Australia does not charge fees, per se, but rather demands a “contribution” from graduates.  The maximum amount of the contribution sure looks like a fee - it is a set amount of money per year of study, based on one’s chosen field of study -, but if post-graduate income never rises above a certain level (currently about $50,000/year), the student never pays a cent.  Some might argue that a system with tuition but loans universally available (i.e. the United Kingdom) is indistinguishable from the Australian system since no one has to pay fees out of pocket, but others (most?)  would view that as a stretch.

Type 7: Free for all…Eventually.  Kind of.  Maybe.  But don’t tell anyone.

Easily the weirdest kind of free tuition is the type that exists in the Canadian provinces of Manitoba and Saskatchewan.  These places don’t claim to have free tuition, but through a combination of federal and provincial grants, tax credits and a truly ludicrous set of tax rebates available to anyone who stays within the province for a few years after graduation will actually receive more money in grants and tax rebates than they spend in tuition (assuming they finish on time). Deeply inefficient; do not try this at home, kids.

Type 8: Free for Some, Based on Income

Chile’s new system of “gratuidad” is not free for all.  Rather, the system simply waives fees for students at universities (but not yet colleges or polytechnics) whose family income is below the national median income (a system which benefits about 25-30% of the student body).  Similarly, tuition fees in England between 1998 and 2005 were variable according to family income, and those with family incomes below £20,000 paid no tuition at all.

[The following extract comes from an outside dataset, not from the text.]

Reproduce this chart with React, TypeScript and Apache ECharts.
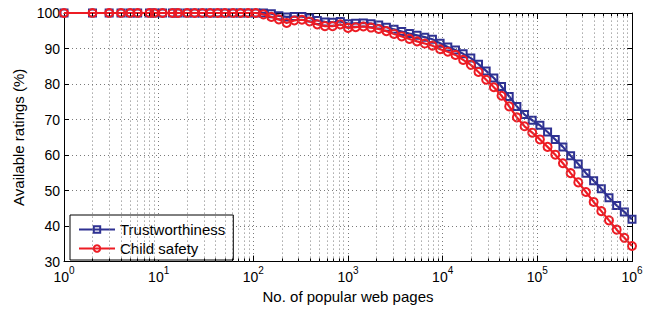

Type 9: Net free for some, Based on income

This is the kind of free tuition that already exists widely in America and Canada: where tuition is charged to all, and need- or income-based grants and tax subsidies are available so that some students at least receive as much on non-repayable aid as they pay in tuition.  One of the reasons that “free community college” programs in Tennessee and Oregon have been so cheap to implement is that existing federal and state programs already paid out as much in grants as students paid in tuition; making college look “free” is thus often just a matter of packaging.  One big new initiative in this direction was taken in Ontario late last month, when the provincial government announced the amalgamation of a particularly clunky set of tax credits, loan remission programs and grants into one big up-front grant which for low-income students will completely offset tuition in most (but not all) university and college programs.  This is being described as a “free tuition” initiative but in fact there is no new money here, just some judicious re-allocation and re-packaging.

 

Obviously not everyone would agree that all nine of these systems should actually count as “free tuition”.  To some degree, freeness is in the eye of the beholder.  But it’s worth the effort to distinguish between these types so that policy discussions do end up at cross-purposes due to a misunderstanding of what “free” means.